报告人:董峰明,Nanyang Technological University, Singapore

报告时间:2017年6月27日16:00-18:00

报告地点:数计学院4号楼229室

报告题目:Chromatic polynomials of hypergraphs

报告摘要:For any graph G, the chromatic polynomial of G is a function P(G; \lambda) such that P(G; k) is the number of proper k-colourings of G for any positive integer k. This graph-function for planar graphs was originally introduced by George David Birkho in 1912 to attack the four color problem. Hassler Whitney generalised it from the planar case to general graphs in 1932. In 1968 Read asked which polynomials are the chromatic polynomials of some graphs, a question that remains open, and some other questions. Today, chromatic polynomial is one of the central objects of algebraic graph theory.
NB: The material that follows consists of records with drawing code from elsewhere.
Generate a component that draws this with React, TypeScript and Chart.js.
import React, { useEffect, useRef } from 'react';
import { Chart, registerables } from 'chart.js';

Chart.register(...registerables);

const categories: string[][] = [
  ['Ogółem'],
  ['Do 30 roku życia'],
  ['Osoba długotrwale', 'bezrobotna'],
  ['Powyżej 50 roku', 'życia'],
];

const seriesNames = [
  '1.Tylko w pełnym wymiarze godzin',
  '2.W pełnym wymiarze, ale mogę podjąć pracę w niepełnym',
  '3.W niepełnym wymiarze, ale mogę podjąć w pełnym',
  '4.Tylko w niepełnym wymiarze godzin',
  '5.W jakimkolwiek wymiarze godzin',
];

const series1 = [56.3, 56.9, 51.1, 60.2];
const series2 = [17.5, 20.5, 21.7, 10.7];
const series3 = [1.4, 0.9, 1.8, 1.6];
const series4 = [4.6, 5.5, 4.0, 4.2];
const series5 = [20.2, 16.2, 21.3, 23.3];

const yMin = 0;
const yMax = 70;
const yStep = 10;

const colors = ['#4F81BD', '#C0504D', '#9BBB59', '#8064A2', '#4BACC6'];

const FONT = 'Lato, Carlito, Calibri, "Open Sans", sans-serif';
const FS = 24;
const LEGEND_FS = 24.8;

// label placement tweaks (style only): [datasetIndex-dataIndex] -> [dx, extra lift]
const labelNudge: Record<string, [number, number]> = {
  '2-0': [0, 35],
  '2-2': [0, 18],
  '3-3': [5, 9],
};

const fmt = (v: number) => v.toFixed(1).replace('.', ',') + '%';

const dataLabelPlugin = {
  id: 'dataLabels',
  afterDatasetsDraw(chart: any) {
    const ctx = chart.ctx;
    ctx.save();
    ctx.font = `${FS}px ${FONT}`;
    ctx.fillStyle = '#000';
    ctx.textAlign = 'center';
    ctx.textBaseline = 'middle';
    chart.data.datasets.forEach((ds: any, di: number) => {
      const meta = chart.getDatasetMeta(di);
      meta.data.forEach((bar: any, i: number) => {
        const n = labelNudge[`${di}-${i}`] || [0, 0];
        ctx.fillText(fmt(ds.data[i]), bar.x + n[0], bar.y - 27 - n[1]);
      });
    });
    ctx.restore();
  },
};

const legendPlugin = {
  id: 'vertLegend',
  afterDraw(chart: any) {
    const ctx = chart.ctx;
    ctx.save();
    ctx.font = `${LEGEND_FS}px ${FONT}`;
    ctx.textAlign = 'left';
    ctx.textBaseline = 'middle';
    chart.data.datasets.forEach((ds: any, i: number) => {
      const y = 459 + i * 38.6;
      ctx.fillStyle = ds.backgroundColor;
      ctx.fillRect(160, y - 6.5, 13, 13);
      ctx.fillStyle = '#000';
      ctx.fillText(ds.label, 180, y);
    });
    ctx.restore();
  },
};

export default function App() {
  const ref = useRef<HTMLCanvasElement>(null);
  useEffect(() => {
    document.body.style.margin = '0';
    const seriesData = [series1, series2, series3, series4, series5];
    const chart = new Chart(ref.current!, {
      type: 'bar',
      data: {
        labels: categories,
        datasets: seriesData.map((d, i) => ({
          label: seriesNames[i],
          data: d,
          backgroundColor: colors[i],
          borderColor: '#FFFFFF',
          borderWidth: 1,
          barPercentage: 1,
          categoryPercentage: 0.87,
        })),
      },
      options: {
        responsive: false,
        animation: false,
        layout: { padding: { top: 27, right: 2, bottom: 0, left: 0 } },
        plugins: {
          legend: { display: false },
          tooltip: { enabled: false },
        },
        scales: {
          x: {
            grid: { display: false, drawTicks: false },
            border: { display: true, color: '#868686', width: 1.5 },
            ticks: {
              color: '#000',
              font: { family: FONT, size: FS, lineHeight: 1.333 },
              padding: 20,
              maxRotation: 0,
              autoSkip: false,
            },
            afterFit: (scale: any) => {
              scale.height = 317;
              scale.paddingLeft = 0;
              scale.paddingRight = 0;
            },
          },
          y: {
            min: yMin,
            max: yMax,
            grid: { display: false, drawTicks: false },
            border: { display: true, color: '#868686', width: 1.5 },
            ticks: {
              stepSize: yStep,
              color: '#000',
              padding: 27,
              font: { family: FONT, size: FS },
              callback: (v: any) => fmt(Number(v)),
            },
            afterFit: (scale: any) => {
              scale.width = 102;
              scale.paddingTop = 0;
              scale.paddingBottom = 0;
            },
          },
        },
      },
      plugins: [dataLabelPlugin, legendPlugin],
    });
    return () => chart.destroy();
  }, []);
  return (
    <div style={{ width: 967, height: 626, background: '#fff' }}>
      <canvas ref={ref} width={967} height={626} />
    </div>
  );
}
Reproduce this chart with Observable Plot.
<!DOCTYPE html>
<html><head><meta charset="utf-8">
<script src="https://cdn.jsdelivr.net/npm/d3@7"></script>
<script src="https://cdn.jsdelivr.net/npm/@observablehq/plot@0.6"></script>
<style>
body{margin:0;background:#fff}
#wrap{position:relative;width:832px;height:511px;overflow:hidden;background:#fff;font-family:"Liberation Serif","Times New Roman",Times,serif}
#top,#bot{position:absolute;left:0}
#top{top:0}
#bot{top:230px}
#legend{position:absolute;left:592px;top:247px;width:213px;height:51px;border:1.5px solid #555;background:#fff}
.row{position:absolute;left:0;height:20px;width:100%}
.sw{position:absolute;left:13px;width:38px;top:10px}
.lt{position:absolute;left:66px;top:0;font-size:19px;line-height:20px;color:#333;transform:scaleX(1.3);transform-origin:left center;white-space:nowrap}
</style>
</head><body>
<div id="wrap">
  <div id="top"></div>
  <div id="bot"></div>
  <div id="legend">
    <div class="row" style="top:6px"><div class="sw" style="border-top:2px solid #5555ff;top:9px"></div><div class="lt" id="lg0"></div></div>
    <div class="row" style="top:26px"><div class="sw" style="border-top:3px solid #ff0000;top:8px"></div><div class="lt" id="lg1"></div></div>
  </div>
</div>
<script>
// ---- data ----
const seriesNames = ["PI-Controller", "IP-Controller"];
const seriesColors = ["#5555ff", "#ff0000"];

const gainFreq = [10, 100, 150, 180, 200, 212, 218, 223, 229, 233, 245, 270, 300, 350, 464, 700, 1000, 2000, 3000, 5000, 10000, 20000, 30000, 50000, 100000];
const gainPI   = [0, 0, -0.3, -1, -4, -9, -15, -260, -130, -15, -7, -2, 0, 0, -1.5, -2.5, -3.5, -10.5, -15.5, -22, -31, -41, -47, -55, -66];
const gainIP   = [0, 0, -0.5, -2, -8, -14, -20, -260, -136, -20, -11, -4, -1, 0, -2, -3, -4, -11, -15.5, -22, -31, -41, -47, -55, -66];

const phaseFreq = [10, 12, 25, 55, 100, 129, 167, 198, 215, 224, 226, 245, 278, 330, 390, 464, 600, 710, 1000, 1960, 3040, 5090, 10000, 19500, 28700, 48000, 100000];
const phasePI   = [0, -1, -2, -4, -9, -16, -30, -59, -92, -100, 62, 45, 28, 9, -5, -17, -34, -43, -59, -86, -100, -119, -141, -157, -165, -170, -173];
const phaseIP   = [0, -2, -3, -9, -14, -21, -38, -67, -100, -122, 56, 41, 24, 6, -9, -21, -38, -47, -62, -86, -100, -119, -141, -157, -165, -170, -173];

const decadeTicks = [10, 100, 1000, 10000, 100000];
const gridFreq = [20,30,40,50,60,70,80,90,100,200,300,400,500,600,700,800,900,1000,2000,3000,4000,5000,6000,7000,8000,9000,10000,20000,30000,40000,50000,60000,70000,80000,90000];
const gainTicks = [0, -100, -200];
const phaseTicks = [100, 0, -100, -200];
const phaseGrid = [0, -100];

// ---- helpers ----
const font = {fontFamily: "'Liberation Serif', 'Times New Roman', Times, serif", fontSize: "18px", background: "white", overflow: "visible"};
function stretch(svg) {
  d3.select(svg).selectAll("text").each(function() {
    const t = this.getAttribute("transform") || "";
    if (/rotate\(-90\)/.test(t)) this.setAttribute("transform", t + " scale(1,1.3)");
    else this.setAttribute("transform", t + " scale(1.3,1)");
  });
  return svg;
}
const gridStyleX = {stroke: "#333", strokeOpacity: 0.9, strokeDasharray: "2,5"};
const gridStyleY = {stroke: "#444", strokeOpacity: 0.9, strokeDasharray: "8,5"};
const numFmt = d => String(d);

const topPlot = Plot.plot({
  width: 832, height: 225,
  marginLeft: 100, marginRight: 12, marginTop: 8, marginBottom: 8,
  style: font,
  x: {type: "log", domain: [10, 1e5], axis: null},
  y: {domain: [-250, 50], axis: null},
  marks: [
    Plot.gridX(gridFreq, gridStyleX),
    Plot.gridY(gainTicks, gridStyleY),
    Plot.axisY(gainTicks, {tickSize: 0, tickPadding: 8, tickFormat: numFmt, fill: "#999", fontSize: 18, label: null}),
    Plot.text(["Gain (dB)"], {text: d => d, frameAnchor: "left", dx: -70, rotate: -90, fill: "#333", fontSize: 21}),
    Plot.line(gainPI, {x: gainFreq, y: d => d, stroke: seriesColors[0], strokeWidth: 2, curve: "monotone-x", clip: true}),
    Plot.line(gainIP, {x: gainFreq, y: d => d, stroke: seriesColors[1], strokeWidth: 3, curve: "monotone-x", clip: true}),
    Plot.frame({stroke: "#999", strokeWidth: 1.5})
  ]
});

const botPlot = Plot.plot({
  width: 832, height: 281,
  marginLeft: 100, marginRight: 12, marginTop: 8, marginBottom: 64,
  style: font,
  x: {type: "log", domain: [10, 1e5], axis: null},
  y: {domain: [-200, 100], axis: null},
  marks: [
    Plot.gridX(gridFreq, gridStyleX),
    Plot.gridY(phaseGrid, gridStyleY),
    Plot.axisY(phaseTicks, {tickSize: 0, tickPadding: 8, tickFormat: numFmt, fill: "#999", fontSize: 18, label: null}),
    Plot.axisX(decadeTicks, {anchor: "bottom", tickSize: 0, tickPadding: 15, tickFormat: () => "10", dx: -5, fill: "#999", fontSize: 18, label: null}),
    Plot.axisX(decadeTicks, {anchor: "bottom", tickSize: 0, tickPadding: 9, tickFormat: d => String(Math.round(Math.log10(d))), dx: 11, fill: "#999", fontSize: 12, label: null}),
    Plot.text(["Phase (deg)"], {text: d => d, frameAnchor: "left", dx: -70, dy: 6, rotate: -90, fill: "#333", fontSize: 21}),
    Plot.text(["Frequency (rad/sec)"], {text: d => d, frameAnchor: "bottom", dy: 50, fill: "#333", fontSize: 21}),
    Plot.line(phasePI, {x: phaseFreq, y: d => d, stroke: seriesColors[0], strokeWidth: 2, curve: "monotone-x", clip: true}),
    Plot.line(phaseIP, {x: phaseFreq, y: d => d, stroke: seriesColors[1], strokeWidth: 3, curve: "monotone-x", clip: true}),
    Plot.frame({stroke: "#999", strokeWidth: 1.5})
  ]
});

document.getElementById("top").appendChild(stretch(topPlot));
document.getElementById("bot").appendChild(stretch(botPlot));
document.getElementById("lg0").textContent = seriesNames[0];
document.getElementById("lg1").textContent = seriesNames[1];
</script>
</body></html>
The graph-function P(G; \lambda) for graphs was extended to the case for hypergraphs in 1970s. A (simple) hypergraph \mathcal{H}=(\mathcal{V}, \mathcal{E}) consists of a vertex-set \mathcal{V}= \{v_1,...,v_n\} and an edge-set \mathcal{E} =\{e_1,...,e_m\} where e_i\subseteq \mathcal{V} and e_i\neq e_j for all 1\le i\le j. If |e_i|= 2 holds for each e_i\in\mathcal{E} , then \mathcal{H} is a simple graph. A (weak) proper\lambda-colouring of a hypergraph \mathcal{H} is a mapping f : \mathcal{V}\rightarrow \{1,...,\lambda\} such that |\{f(u) : u \in e\}|\ge 2 holds for each e\in \mathcal{E}. Let P(\mathcal{H}; \lambda) be the number of perper \lambda-colourings of \mathcal{H}. This graph-function P(\mathcal{H}; \lambda) is a polynomial of \lambda with degree |\mathcal{V}| and is called the chromatic polynomial of \mathcal{H}. Clearly P(\mathcal{H}; \lambda) is an extension of chromatic polynomials of simple graphs. In this talk, we will present our latest results on some properties of P(H; ) which are different from properties of chromatic polynomials of graphs. We will also introduce some open problems on the study of P(\mathcal{H}; \lambda).

Joint work with Zhang Ruixue, Nanyang Technological University, Singapore.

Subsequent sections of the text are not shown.